__EXERCISE__:
Show all lines from the listing below that contain "this".

__DATA LINES__:
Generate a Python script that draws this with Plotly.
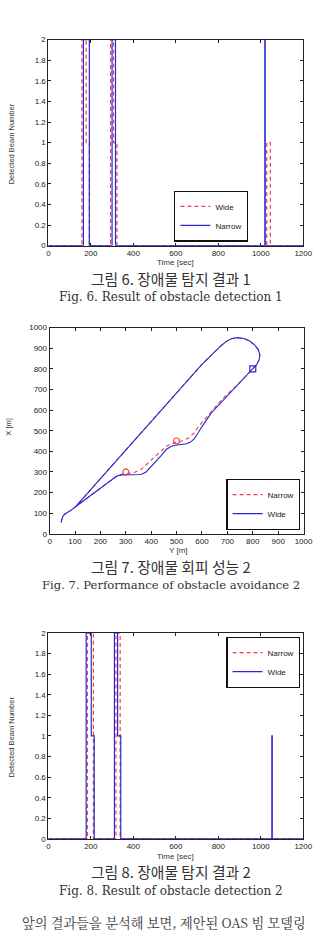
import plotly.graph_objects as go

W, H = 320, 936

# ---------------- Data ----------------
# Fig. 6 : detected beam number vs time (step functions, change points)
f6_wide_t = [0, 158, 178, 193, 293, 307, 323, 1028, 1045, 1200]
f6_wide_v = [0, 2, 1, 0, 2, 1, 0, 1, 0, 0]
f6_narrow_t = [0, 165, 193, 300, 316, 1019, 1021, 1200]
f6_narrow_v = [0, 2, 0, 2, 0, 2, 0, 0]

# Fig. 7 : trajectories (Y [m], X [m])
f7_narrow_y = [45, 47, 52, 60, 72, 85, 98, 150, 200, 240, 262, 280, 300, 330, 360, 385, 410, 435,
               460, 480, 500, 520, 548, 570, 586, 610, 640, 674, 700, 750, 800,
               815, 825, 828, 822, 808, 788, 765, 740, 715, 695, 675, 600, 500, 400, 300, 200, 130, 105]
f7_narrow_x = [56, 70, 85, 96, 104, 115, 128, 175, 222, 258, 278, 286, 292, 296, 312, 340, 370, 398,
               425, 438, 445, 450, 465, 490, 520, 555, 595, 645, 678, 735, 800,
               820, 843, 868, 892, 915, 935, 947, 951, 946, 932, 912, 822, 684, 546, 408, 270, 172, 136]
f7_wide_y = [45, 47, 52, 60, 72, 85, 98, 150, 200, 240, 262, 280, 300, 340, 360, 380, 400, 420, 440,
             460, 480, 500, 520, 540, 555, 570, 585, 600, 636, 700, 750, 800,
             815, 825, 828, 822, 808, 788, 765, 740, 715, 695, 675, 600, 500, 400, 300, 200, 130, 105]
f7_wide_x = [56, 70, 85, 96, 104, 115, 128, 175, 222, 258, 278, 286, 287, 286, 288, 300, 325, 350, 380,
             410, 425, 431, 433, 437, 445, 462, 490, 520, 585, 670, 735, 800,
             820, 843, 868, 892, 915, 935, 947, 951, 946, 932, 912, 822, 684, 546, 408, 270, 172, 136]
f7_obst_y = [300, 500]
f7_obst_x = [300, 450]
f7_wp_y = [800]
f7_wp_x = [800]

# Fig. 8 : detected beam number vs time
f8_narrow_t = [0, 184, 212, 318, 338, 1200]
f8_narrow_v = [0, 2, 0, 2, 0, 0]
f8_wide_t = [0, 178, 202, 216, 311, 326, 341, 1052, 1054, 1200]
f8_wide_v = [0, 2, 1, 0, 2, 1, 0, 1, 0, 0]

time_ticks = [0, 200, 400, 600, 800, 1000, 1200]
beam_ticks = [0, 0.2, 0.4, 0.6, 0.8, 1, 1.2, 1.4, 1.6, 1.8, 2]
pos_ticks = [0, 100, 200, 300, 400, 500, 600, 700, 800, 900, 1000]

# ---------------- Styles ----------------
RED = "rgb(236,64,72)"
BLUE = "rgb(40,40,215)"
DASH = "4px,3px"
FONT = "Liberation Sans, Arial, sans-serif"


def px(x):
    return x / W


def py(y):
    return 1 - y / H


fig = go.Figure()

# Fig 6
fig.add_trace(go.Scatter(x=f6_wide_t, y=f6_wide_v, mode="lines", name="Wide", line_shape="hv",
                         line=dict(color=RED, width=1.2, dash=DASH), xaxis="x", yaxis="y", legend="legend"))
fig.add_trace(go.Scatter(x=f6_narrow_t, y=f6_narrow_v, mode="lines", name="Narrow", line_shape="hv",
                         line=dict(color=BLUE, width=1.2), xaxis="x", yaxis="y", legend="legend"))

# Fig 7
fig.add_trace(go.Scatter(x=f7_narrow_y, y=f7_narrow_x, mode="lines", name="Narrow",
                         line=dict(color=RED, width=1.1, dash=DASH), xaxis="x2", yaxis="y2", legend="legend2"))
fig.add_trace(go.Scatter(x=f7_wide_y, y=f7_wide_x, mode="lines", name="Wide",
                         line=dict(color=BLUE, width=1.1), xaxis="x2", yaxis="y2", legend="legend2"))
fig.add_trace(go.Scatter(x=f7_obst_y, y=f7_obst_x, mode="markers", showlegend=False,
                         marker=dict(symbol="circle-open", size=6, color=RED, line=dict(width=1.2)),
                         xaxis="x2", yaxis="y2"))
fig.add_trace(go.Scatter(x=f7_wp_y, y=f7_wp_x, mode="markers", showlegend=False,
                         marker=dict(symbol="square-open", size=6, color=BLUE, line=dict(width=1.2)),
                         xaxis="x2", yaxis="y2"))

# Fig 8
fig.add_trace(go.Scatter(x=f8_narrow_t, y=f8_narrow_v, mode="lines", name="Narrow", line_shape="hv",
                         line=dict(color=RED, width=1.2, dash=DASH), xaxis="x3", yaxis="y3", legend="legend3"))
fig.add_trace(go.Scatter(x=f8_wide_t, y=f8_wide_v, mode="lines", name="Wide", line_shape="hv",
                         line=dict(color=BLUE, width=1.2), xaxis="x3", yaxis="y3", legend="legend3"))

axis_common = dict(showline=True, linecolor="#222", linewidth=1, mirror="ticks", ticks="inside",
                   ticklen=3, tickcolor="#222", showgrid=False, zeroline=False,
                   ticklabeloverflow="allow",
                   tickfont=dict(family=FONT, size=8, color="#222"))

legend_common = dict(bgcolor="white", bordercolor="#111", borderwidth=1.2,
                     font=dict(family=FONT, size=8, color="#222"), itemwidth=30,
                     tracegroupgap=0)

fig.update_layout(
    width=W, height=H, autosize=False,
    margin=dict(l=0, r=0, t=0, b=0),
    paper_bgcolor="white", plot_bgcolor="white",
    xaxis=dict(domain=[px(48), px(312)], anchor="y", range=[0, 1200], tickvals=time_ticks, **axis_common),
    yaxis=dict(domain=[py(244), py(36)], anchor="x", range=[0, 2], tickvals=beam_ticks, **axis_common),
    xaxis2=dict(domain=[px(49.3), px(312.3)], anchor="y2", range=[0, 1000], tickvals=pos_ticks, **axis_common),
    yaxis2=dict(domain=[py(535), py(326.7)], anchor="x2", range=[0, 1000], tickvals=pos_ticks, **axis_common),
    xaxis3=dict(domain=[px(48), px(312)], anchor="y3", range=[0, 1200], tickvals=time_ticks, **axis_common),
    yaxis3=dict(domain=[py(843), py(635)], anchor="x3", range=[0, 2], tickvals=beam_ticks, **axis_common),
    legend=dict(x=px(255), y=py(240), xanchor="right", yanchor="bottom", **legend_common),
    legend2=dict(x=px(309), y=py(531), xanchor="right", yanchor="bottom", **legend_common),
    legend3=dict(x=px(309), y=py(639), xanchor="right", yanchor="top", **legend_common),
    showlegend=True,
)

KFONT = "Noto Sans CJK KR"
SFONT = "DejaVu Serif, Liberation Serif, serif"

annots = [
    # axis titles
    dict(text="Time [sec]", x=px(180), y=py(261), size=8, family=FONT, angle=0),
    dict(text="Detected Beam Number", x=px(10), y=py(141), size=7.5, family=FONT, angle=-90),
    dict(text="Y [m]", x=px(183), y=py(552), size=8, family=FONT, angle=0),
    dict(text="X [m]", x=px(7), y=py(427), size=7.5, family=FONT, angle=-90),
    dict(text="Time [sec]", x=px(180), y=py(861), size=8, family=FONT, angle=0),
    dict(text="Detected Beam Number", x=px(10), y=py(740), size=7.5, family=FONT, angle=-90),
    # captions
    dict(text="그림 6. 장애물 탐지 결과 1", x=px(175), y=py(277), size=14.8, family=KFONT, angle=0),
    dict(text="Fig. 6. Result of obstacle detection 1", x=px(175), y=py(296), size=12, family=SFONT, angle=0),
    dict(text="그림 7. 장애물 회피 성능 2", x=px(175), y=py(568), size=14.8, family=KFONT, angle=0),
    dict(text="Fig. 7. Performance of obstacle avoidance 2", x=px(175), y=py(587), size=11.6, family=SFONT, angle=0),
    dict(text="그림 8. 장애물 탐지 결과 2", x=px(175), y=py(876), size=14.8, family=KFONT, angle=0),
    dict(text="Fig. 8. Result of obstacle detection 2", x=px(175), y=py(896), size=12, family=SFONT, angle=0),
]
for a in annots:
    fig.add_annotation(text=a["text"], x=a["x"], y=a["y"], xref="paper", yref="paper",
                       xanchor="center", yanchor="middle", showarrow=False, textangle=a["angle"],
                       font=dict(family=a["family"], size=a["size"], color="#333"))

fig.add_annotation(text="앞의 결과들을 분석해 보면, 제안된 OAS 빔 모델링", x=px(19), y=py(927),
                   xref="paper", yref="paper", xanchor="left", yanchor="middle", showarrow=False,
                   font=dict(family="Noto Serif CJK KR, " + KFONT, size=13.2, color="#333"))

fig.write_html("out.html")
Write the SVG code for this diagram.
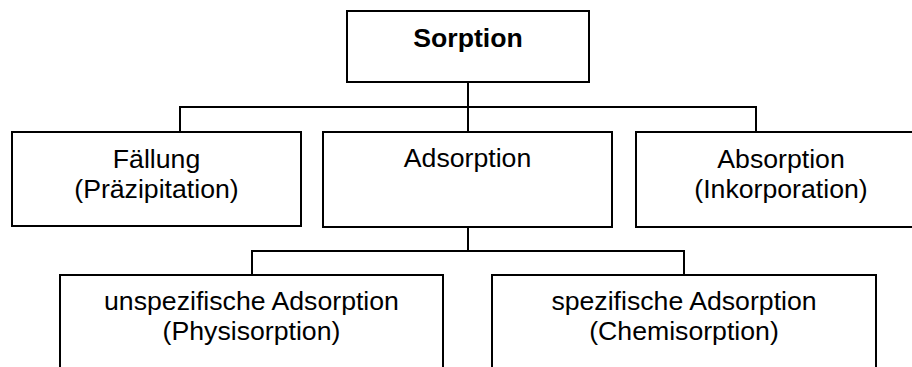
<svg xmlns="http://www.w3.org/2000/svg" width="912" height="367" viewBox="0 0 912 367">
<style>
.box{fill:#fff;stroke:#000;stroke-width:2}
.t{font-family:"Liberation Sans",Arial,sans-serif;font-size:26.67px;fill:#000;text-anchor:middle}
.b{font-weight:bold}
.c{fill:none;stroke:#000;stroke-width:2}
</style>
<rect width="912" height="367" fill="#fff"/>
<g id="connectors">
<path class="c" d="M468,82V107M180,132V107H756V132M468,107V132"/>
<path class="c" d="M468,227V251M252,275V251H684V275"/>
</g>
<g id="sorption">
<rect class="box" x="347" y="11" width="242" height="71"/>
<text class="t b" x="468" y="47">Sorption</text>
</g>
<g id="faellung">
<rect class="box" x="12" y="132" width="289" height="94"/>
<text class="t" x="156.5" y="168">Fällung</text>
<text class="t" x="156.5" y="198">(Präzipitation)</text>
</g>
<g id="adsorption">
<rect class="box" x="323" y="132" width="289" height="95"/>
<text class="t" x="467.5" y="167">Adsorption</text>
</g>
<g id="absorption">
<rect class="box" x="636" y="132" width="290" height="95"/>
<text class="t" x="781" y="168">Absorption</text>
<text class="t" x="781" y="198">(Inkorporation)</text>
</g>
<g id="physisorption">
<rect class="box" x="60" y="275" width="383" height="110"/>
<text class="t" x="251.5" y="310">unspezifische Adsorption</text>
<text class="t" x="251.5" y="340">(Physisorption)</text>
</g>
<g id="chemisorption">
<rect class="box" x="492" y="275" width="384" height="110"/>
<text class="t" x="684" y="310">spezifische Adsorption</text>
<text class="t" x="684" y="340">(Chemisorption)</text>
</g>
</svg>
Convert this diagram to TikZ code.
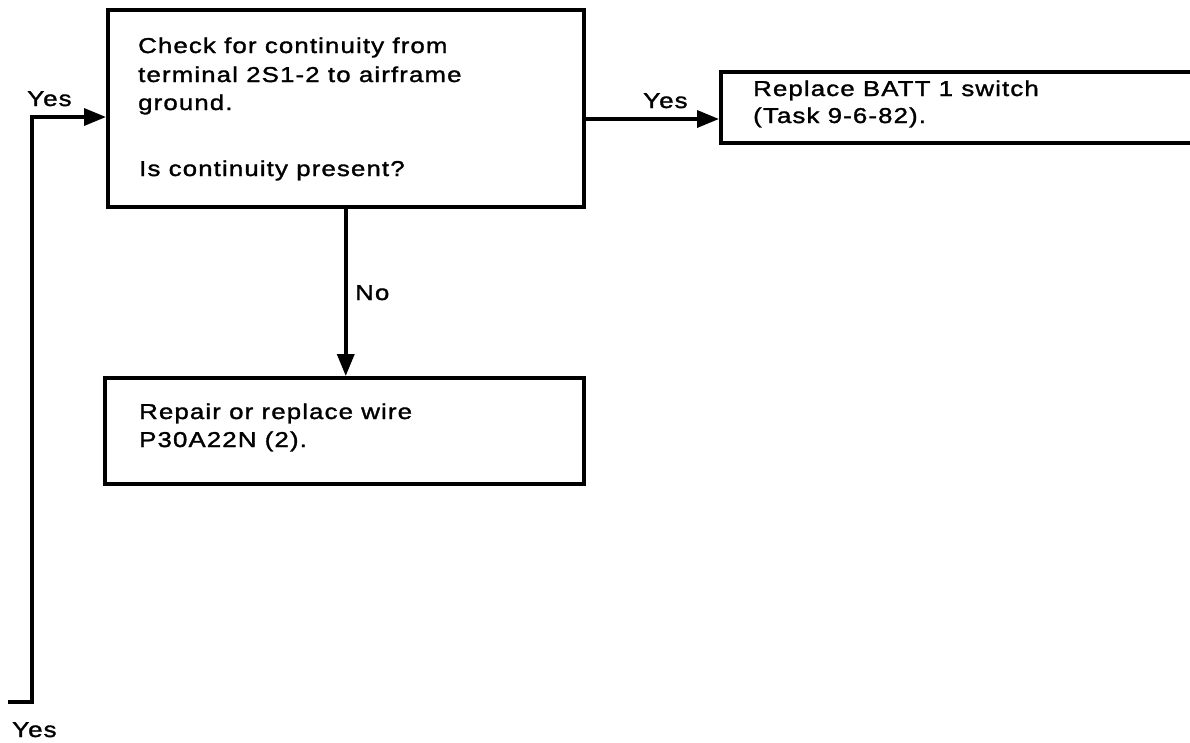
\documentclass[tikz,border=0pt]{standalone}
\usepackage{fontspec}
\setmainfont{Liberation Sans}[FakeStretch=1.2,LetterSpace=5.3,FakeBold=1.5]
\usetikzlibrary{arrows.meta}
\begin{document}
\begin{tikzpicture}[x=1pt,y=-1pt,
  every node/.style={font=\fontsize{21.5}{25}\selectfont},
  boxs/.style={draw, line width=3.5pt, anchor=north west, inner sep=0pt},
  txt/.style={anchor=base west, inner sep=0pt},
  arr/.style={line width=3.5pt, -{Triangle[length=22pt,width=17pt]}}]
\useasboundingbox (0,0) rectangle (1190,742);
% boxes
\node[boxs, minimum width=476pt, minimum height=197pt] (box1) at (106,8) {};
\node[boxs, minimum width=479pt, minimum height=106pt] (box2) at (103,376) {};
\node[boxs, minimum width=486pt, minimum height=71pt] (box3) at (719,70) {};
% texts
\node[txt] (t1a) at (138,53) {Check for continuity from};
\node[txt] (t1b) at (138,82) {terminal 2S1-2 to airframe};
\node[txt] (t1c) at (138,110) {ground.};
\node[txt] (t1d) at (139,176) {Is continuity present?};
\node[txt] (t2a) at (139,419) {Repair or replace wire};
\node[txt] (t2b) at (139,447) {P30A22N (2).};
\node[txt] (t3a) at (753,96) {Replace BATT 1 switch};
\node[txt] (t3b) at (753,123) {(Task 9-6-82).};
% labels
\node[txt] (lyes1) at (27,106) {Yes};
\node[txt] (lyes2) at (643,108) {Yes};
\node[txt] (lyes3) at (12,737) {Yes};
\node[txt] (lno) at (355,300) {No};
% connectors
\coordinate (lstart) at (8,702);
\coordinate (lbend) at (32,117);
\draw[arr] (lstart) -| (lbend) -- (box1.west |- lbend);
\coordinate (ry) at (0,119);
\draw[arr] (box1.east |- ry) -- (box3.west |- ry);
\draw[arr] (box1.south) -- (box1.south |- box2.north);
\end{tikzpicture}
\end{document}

__RESPONSE__:
Generate a Python script that draws this with Plotly.
Write the SVG code for this diagram.
Convert this diagram to TikZ code.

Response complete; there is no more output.